Left behind are tens, if not hundreds, of thousands or millions of lines of code, probably undocumented and certainly unique. An expensive work of art.

As soon as something changes and a different team has to work with this code, they will quickly determine that it is incomprehensible and will be easier to maintain if it is rewritten—maybe in a different language or tool. In other words, it would take longer to understand it than to just start over. This is the dirty secret of developers everywhere: maintaining someone else's code is a form of torture to be avoided at all costs.

And so, we start over and create yet another work of art. And on it goes. How do you break this cycle?

Accepting Reality
Start by accepting this reality: test automation is a development project. It is no different than the automation of any other task. Forget any nonsense about capture/replay and face the truth—we're talking about software here, and all that it implies. Either treat it like a development project or forget it.

Next, inventory what you need and make a build-or-buy decision for each component. Do you really need to develop a defect tracking system, or a report writer, or a test management repository, or can you buy one faster and cheaper? How much of what you need actually needs to be unique? Realize that there are both the cost of acquisition and the cost of ownership to be considered. If you build it, you have to support and maintain it.

Then, for the components you decide you must build, don't let anyone lay down a single line of code until you know what is going to be built and how long it will take. Design on the fly is costly and error prone. Whether you are interviewing contractors or employees, ask to see their proposed architecture and talk to their references. Insist on an early prototype, and short interval delivery schedules. Demand change control, code management, naming conventions—all the things we have learned you need to turn a bunch of code into an asset instead of an expense.Face the Future
The other reality you have to accept is that your automation project will never be finished. The test library should have the same useful life as the application under test, and undergo as great—if not greater—rates of change, which implies enhancement, maintenance, and support.

What this means is that you have to plan for the transfer of knowledge in order to maintain continuity over the coming years. If you use contractors, pair them with employees. Never have a single point of failure. Always back your key resources up with at least one understudy. Insist on adherence to processes and demand documentation. Treat your test library as a valuable investment that is worth protecting and preserving.

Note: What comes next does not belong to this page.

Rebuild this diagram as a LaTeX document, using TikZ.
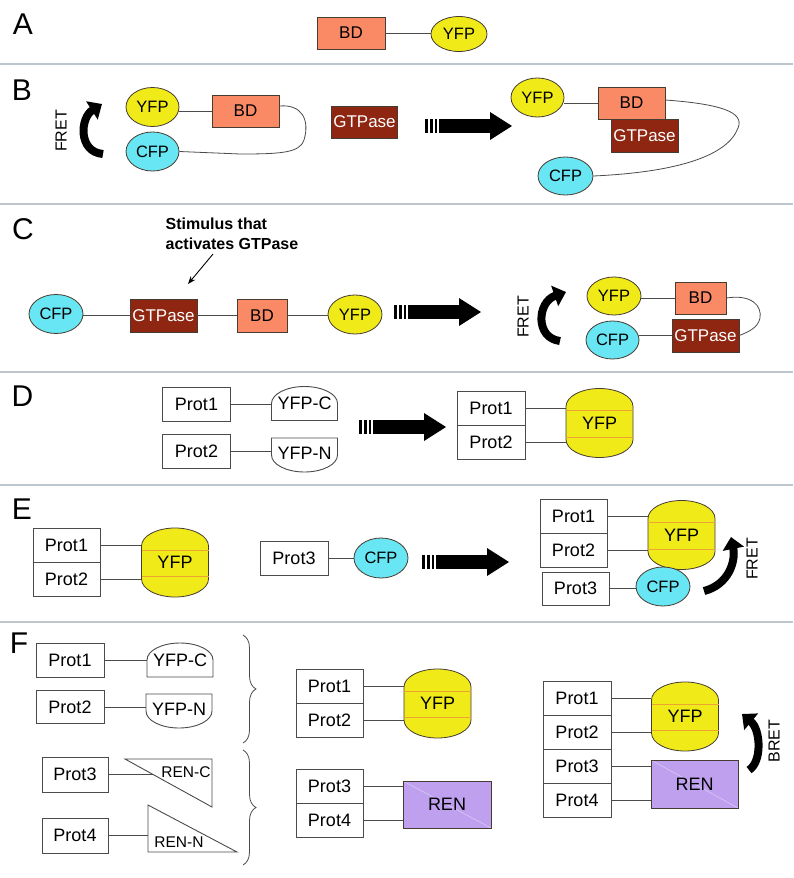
\documentclass[tikz,border=0pt]{standalone}
\usepackage{fontspec}
\setmainfont{Liberation Sans}
\usetikzlibrary{shapes.geometric,arrows.meta,decorations.pathreplacing}
\definecolor{sepcol}{RGB}{188,198,204}
\definecolor{bdcol}{RGB}{250,138,102}
\definecolor{gtpcol}{RGB}{142,38,18}
\definecolor{yfpcol}{RGB}{240,234,24}
\definecolor{cfpcol}{RGB}{104,230,244}
\definecolor{rencol}{RGB}{190,160,238}
\definecolor{rendiagcol}{RGB}{214,200,246}
\definecolor{linecol}{RGB}{75,75,75}
\definecolor{edgecol}{RGB}{70,60,50}
\definecolor{redlinecol}{RGB}{236,165,50}
\tikzset{
 sepline/.style={draw=sepcol,line width=1.4pt},
 panel/.style={font=\fontsize{30}{30}\selectfont, inner sep=0pt},
 link/.style={draw=linecol,line width=0.8pt},
 protbox/.style={rectangle, draw=linecol, fill=white, line width=1pt, minimum width=68pt, minimum height=34pt, inner sep=0pt, font=\fontsize{18}{18}\selectfont},
 bdbox/.style={rectangle, draw=edgecol, fill=bdcol, line width=0.8pt, minimum width=67pt, minimum height=32pt, inner sep=0pt, font=\fontsize{17}{17}\selectfont},
 gtpbox/.style={rectangle, draw=edgecol, fill=gtpcol, text=white, line width=0.8pt, minimum width=67pt, minimum height=33pt, inner sep=0pt, font=\fontsize{17}{17}\selectfont},
 fp/.style={ellipse, draw=edgecol, line width=0.8pt, minimum width=54pt, minimum height=39pt, inner sep=0pt, font=\fontsize{16.5}{16.5}\selectfont},
 yfp/.style={fp, fill=yfpcol},
 cfp/.style={fp, fill=cfpcol},
 shapetext/.style={rectangle, inner sep=0pt, minimum width=66pt, minimum height=34pt, font=\fontsize{18}{18}\selectfont},
 barreltext/.style={rectangle, inner sep=0pt, minimum width=67pt, minimum height=69pt, font=\fontsize{18}{18}\selectfont},
 tritext/.style={inner sep=0pt, font=\fontsize{15.5}{15.5}\selectfont},
 renbox/.style={rectangle, draw=edgecol, fill=rencol, line width=0.8pt, minimum width=88pt, minimum height=47pt, inner sep=0pt, font=\fontsize{18}{18}\selectfont,
   path picture={\draw[rendiagcol, line width=0.6pt] (path picture bounding box.north west) -- (path picture bounding box.south east);}},
 shapeline/.style={draw=linecol, line width=0.9pt},
 fretlbl/.style={rotate=90, font=\fontsize{16}{16}\selectfont, inner sep=0pt},
 curvearrow/.style={line width=8pt, black, -{Triangle[length=12pt,width=21pt]}},
 bracestyle/.style={draw=linecol, line width=0.8pt, decorate, decoration={brace, amplitude=13pt}},
}
\newcommand\bigarrow[2]{%
 \fill[black] (#1,#2-7) rectangle (#1+3.2,#2+7);
 \fill[black] (#1+4.8,#2-7) rectangle (#1+8,#2+7);
 \fill[black] (#1+9.6,#2-7) rectangle (#1+12.4,#2+7);
 \fill[black] (#1+13.5,#2-6.8) rectangle (#1+66,#2+6.8);
 \fill[black] (#1+65,#2-14) -- (#1+87,#2) -- (#1+65,#2+14) -- cycle;
}
\newcommand\domeshape[4]{%
 \filldraw[shapeline, fill=white] (#2-33,#3+17) -- (#2-33,#3) arc[start angle=180,end angle=0,x radius=33pt,y radius=17pt] -- (#2+33,#3+17) -- cycle;
 \node[shapetext] (#1) at (#2,#3) {#4};
}
\newcommand\cupshape[4]{%
 \filldraw[shapeline, fill=white] (#2-33,#3-17) -- (#2+33,#3-17) -- (#2+33,#3) arc[start angle=0,end angle=-180,x radius=33pt,y radius=17pt] -- cycle;
 \node[shapetext] (#1) at (#2,#3-2) {#4};
}
\newcommand\yfpbarrel[3]{%
 \filldraw[draw=edgecol, line width=0.8pt, fill=yfpcol] (#2-33.5,#3-16.5) arc[start angle=180,end angle=0,x radius=33.5pt,y radius=18pt] -- (#2+33.5,#3+16.5) arc[start angle=0,end angle=-180,x radius=33.5pt,y radius=18pt] -- cycle;
 \draw[draw=redlinecol, line width=0.5pt] (#2-33.5,#3-12.5) -- (#2+33.5,#3-12.5) (#2-33.5,#3+14) -- (#2+33.5,#3+14);
 \node[barreltext] (#1) at (#2,#3) {YFP};
}
\begin{document}
\begin{tikzpicture}[x=1pt,y=-1pt]
\useasboundingbox (0,0) rectangle (793,878);
\fill[white] (0,0) rectangle (793,878);

% separators
\foreach \yy in {64,204,372,485,622} \draw[sepline] (0,\yy) -- (793,\yy);

% ---------- A ----------
\node[panel] (labA) at (23,24) {A};
\node[bdbox, minimum width=68pt] (bdA) at (351,33) {BD};
\node[yfp, minimum width=56pt, minimum height=35pt] (yfpA) at (459,34) {YFP};
\draw[link] (bdA.east) -- (bdA.east -| yfpA.west);

% ---------- B ----------
\node[panel] (labB) at (22,90) {B};
\node[fretlbl] (fretB) at (61,131) {FRET};
\coordinate (fbTail) at (103,154);
\coordinate (fbTip) at (102,104);
\draw[curvearrow] (fbTail) .. controls (78,152) and (80,118) .. (fbTip);
\node[yfp, minimum width=53pt] (yfpB1) at (152.5,107) {YFP};
\node[cfp, minimum width=53pt] (cfpB1) at (152.5,151.5) {CFP};
\node[bdbox] (bdB1) at (245.5,111) {BD};
\draw[link] (bdB1.west) -- (bdB1.west -| yfpB1.east);
\draw[link] ([yshift=5pt]bdB1.east) .. controls (302,104) and (310,120) .. (304,140) .. controls (300,153) and (280,154) .. (240,154) -- (cfpB1.east);
\node[gtpbox, minimum width=66pt, minimum height=32pt] (gtpB1) at (364.5,122) {GTPase};
\bigarrow{425}{126}
\node[yfp, minimum width=53pt] (yfpB2) at (537.5,97.5) {YFP};
\node[bdbox] (bdB2) at (631.5,103) {BD};
\draw[link] (bdB2.west) -- (bdB2.west -| yfpB2.east);
\node[gtpbox] (gtpB2) at (644.5,135.5) {GTPase};
\node[cfp, minimum width=55pt, minimum height=38pt] (cfpB2) at (565.5,176) {CFP};
\draw[link] ([yshift=3pt]bdB2.east) .. controls (720,104) and (745,112) .. (738,128) .. controls (728,155) and (680,172) .. (cfpB2.east);

% ---------- C ----------
\node[panel] (labC) at (23,229) {C};
\node[anchor=north west, align=left, inner sep=0pt, font=\fontsize{16}{20}\selectfont\bfseries] (stim) at (165.5,217.5) {Stimulus that\\activates GTPase};
\coordinate (stimA) at (213,254);
\coordinate (stimB) at (188,284);
\draw[black, line width=0.9pt, -{Stealth[length=8pt,width=6pt]}] (stimA) -- (stimB);
\node[cfp] (cfpC) at (56,314) {CFP};
\node[gtpbox] (gtpC) at (163.5,315.5) {GTPase};
\node[bdbox, minimum width=50pt, minimum height=33pt] (bdC) at (262,315.5) {BD};
\node[yfp] (yfpC) at (355,314.5) {YFP};
\draw[link] (gtpC.west -| cfpC.east) -- (gtpC.west);
\draw[link] (gtpC.east) -- (bdC.west);
\draw[link] (bdC.east) -- (bdC.east -| yfpC.west);
\bigarrow{394}{312}
\node[fretlbl] (fretC) at (523,317) {FRET};
\coordinate (fcTail) at (560,341);
\coordinate (fcTip) at (566,292);
\draw[curvearrow] (fcTail) .. controls (535,338) and (537,302) .. (fcTip);
\node[yfp, minimum height=38pt] (yfpC2) at (614,296) {YFP};
\node[cfp, minimum width=53pt, minimum height=38pt] (cfpC2) at (612.5,340) {CFP};
\node[bdbox, minimum width=51pt] (bdC2) at (700.5,298) {BD};
\node[gtpbox] (gtpC2) at (705.5,335.5) {GTPase};
\draw[link] (bdC2.west) -- (bdC2.west -| yfpC2.east);
\draw[link] (gtpC2.west) -- (gtpC2.west -| cfpC2.east);
\draw[link] (bdC2.east) .. controls (752,294) and (762,306) .. (760,318) .. controls (758,328) and (748,332) .. (gtpC2.east);

% ---------- D ----------
\node[panel] (labD) at (22.5,396) {D};
\node[protbox] (p1D) at (196.5,404) {Prot1};
\node[protbox] (p2D) at (196.5,451) {Prot2};
\domeshape{domeD}{304.5}{403.5}{YFP-C}
\cupshape{cupD}{304.5}{455}{YFP-N}
\draw[link] (p1D.east) -- (p1D.east -| domeD.west);
\draw[link] (p2D.east) -- (p2D.east -| cupD.west);
\bigarrow{359}{427}
\node[protbox] (q1D) at (491,408) {Prot1};
\node[protbox] (q2D) at (491,442) {Prot2};
\yfpbarrel{bD}{599.5}{423}
\draw[link] (q1D.east) -- (q1D.east -| bD.west);
\draw[link] (q2D.east) -- (q2D.east -| bD.west);

% ---------- E ----------
\node[panel] (labE) at (22,509) {E};
\node[protbox, minimum width=67pt] (p1E) at (66.5,545) {Prot1};
\node[protbox, minimum width=67pt] (p2E) at (66.5,579) {Prot2};
\yfpbarrel{bE}{175}{562.5}
\draw[link] (p1E.east) -- (p1E.east -| bE.west);
\draw[link] (p2E.east) -- (p2E.east -| bE.west);
\node[protbox] (p3E) at (294,558) {Prot3};
\node[cfp, minimum height=40pt] (cfpE) at (381,558) {CFP};
\draw[link] (p3E.east) -- (cfpE.west);
\bigarrow{422}{562}
\node[protbox, minimum width=67pt] (q1E) at (573.5,516) {Prot1};
\node[protbox, minimum width=67pt] (q2E) at (573.5,550) {Prot2};
\node[protbox, minimum width=67pt, minimum height=33pt] (q3E) at (575.5,588.5) {Prot3};
\yfpbarrel{bE2}{681.5}{535}
\draw[link] (q1E.east) -- (q1E.east -| bE2.west);
\draw[link] (q2E.east) -- (q2E.east -| bE2.west);
\node[cfp] (cfpE2) at (663,586.5) {CFP};
\draw[link] (q3E.east) -- (q3E.east -| cfpE2.west);
\coordinate (feTail) at (704,591);
\coordinate (feTip) at (731,537);
\draw[curvearrow] (feTail) .. controls (728,585) and (736,562) .. (feTip);
\node[fretlbl] (fretE) at (752,559) {FRET};

% ---------- F ----------
\node[panel] (labF) at (19,643) {F};
\node[protbox] (p1F) at (70,660) {Prot1};
\domeshape{domeF}{180}{660}{YFP-C}
\draw[link] (p1F.east) -- (p1F.east -| domeF.west);
\node[protbox, minimum height=33pt] (p2F) at (70,707) {Prot2};
\cupshape{cupF}{179}{711}{YFP-N}
\draw[link] (p2F.east) -- (p2F.east -| cupF.west);
\node[protbox, minimum width=66pt, minimum height=35pt] (p3F) at (75,774.5) {Prot3};
\filldraw[shapeline, fill=white] (125,759) -- (212,759) -- (212,807) -- cycle;
\node[tritext] (renC) at (186,772) {REN-C};
\coordinate (renCjoin) at (153,775);
\draw[link] (p3F.east) -- (p3F.east -| renCjoin);
\node[protbox, minimum width=66pt, minimum height=35pt] (p4F) at (75,835.5) {Prot4};
\filldraw[shapeline, fill=white] (148,805) -- (148,852) -- (237,852) -- cycle;
\node[tritext] (renN) at (179,842) {REN-N};
\coordinate (renNjoin) at (148,836);
\draw[link] (p4F.east) -- (p4F.east -| renNjoin);
\coordinate (br1a) at (243,635);
\coordinate (br1b) at (243,743);
\coordinate (br2a) at (243,750);
\coordinate (br2b) at (243,865);
\draw[bracestyle] (br1a) -- (br1b);
\draw[bracestyle] (br2a) -- (br2b);

\node[protbox, minimum width=67pt] (r1F) at (329.5,686) {Prot1};
\node[protbox, minimum width=67pt] (r2F) at (329.5,720) {Prot2};
\yfpbarrel{bF1}{437.5}{703.5}
\draw[link] (r1F.east) -- (r1F.east -| bF1.west);
\draw[link] (r2F.east) -- (r2F.east -| bF1.west);
\node[protbox, minimum width=67pt] (r3F) at (329.5,786) {Prot3};
\node[protbox, minimum width=67pt] (r4F) at (329.5,820.5) {Prot4};
\node[renbox] (renF1) at (447,804.5) {REN};
\draw[link] (r3F.east) -- (r3F.east -| renF1.west);
\draw[link] (r4F.east) -- (r4F.east -| renF1.west);

\node[protbox] (s1F) at (577,698) {Prot1};
\node[protbox] (s2F) at (577,732) {Prot2};
\node[protbox] (s3F) at (577,766) {Prot3};
\node[protbox] (s4F) at (577,800.5) {Prot4};
\yfpbarrel{bF2}{685}{716.5}
\node[renbox, minimum width=87pt, minimum height=48pt] (renF2) at (694.5,784) {REN};
\draw[link] (s1F.east) -- (s1F.east -| bF2.west);
\draw[link] (s2F.east) -- (s2F.east -| bF2.west);
\draw[link] (s3F.east) -- (s3F.east -| renF2.west);
\draw[link] (s4F.east) -- (s4F.east -| renF2.west);
\coordinate (fbrTail) at (749,770);
\coordinate (fbrTip) at (742,714);
\draw[curvearrow] (fbrTail) .. controls (762,762) and (761,730) .. (fbrTip);
\node[fretlbl] (bretF) at (774,741) {BRET};
\end{tikzpicture}
\end{document}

What this doesn't mean is that you should not demand and get results along the way. But measure progress by automated test cases executed, not by lines of code. I recently spoke to a test manager who realized that it was taking three days to update the script library for each new version of the application, yet the number of test cases that were automated could be executed manually in only two days. By measuring lines of code it looked like work was getting done, but a look at executed cases showed that work was being wasted.

Keep Your Vision
Always remember that automation is only a means to the real end. The goal is not to write the coolest test automation framework ever, or to experiment with new tools and techniques, or to endlessly tweak and refine scripts. The goal is to increase test coverage through improved productivity, thus reducing the risk and cost of failure.

Keep that vision, and maybe you can exorcise the ghosts of scripts past.